■ Stated task
Once the pictures are set aside, transcribe the remaining data exactly.

■ Data section
+ + + + + + +
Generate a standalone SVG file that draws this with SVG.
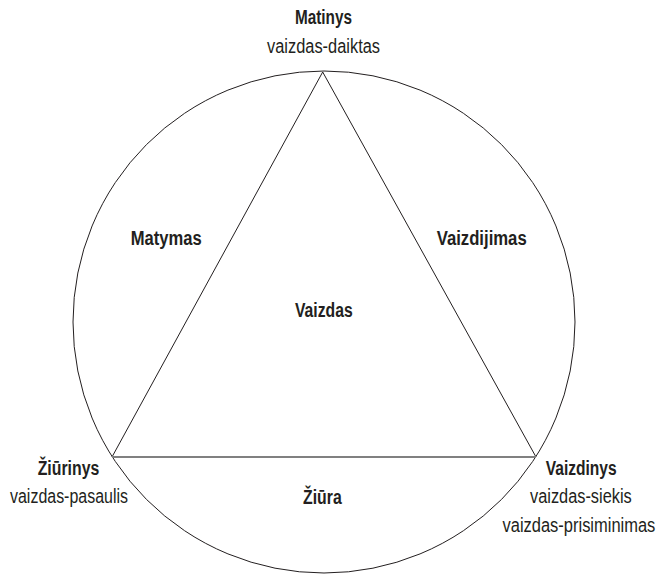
<svg xmlns="http://www.w3.org/2000/svg" width="661" height="576" viewBox="0 0 661 576">
<style>
.t{font-family:"Liberation Sans",Arial,sans-serif;fill:#231f20;text-anchor:start}
.b{font-weight:bold;font-size:19.5px}
.r{font-size:20px}
.ln{fill:none;stroke:#231f20;stroke-width:1}
.base{fill:none;stroke:#808080;stroke-width:2}
</style>
<rect width="661" height="576" fill="#fff"/>
<g id="connectors">
<circle class="ln" cx="324" cy="322" r="251"/>
<line class="ln" x1="322.7" y1="72" x2="112" y2="457"/>
<line class="ln" x1="322.7" y1="72" x2="536" y2="457"/>
<line class="base" x1="112" y1="457" x2="536" y2="457"/>
</g>
<g id="matinys">
<text class="t b" x="295" y="24" textLength="57" lengthAdjust="spacingAndGlyphs">Matinys</text>
<text class="t r" x="267" y="52.7" textLength="113" lengthAdjust="spacingAndGlyphs">vaizdas-daiktas</text>
</g>
<g id="ziurinys">
<text class="t b" x="37.7" y="475" textLength="61.6" lengthAdjust="spacingAndGlyphs">Žiūrinys</text>
<text class="t r" x="10" y="503" textLength="118" lengthAdjust="spacingAndGlyphs">vaizdas-pasaulis</text>
</g>
<g id="vaizdinys">
<text class="t b" x="545.7" y="475" textLength="71" lengthAdjust="spacingAndGlyphs">Vaizdinys</text>
<text class="t r" x="530" y="503" textLength="101.7" lengthAdjust="spacingAndGlyphs">vaizdas-siekis</text>
<text class="t r" transform="translate(502.5,531.7) scale(0.824,1)" x="0" y="0">vaizdas-prisiminimas</text>
</g>
<g id="matymas">
<text class="t b" x="130.7" y="245" textLength="71" lengthAdjust="spacingAndGlyphs">Matymas</text>
</g>
<g id="vaizdijimas">
<text class="t b" x="436.7" y="245" textLength="90" lengthAdjust="spacingAndGlyphs">Vaizdijimas</text>
</g>
<g id="vaizdas">
<text class="t b" x="295" y="316.7" textLength="57.7" lengthAdjust="spacingAndGlyphs">Vaizdas</text>
</g>
<g id="ziura">
<text class="t b" x="303" y="504" textLength="38.7" lengthAdjust="spacingAndGlyphs">Žiūra</text>
</g>
</svg>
+ + + + + + +
■ Right answer
Generate a standalone SVG file that draws this with SVG.
<svg xmlns="http://www.w3.org/2000/svg" width="661" height="576" viewBox="0 0 661 576">
<style>
.t{font-family:"Liberation Sans",Arial,sans-serif;fill:#231f20;text-anchor:start}
.b{font-weight:bold;font-size:19.5px}
.r{font-size:20px}
.ln{fill:none;stroke:#231f20;stroke-width:1}
.base{fill:none;stroke:#808080;stroke-width:2}
</style>
<rect width="661" height="576" fill="#fff"/>
<g id="connectors">
<circle class="ln" cx="324" cy="322" r="251"/>
<line class="ln" x1="322.7" y1="72" x2="112" y2="457"/>
<line class="ln" x1="322.7" y1="72" x2="536" y2="457"/>
<line class="base" x1="112" y1="457" x2="536" y2="457"/>
</g>
<g id="matinys">
<text class="t b" x="295" y="24" textLength="57" lengthAdjust="spacingAndGlyphs">Matinys</text>
<text class="t r" x="267" y="52.7" textLength="113" lengthAdjust="spacingAndGlyphs">vaizdas-daiktas</text>
</g>
<g id="ziurinys">
<text class="t b" x="37.7" y="475" textLength="61.6" lengthAdjust="spacingAndGlyphs">Žiūrinys</text>
<text class="t r" x="10" y="503" textLength="118" lengthAdjust="spacingAndGlyphs">vaizdas-pasaulis</text>
</g>
<g id="vaizdinys">
<text class="t b" x="545.7" y="475" textLength="71" lengthAdjust="spacingAndGlyphs">Vaizdinys</text>
<text class="t r" x="530" y="503" textLength="101.7" lengthAdjust="spacingAndGlyphs">vaizdas-siekis</text>
<text class="t r" transform="translate(502.5,531.7) scale(0.824,1)" x="0" y="0">vaizdas-prisiminimas</text>
</g>
<g id="matymas">
<text class="t b" x="130.7" y="245" textLength="71" lengthAdjust="spacingAndGlyphs">Matymas</text>
</g>
<g id="vaizdijimas">
<text class="t b" x="436.7" y="245" textLength="90" lengthAdjust="spacingAndGlyphs">Vaizdijimas</text>
</g>
<g id="vaizdas">
<text class="t b" x="295" y="316.7" textLength="57.7" lengthAdjust="spacingAndGlyphs">Vaizdas</text>
</g>
<g id="ziura">
<text class="t b" x="303" y="504" textLength="38.7" lengthAdjust="spacingAndGlyphs">Žiūra</text>
</g>
</svg>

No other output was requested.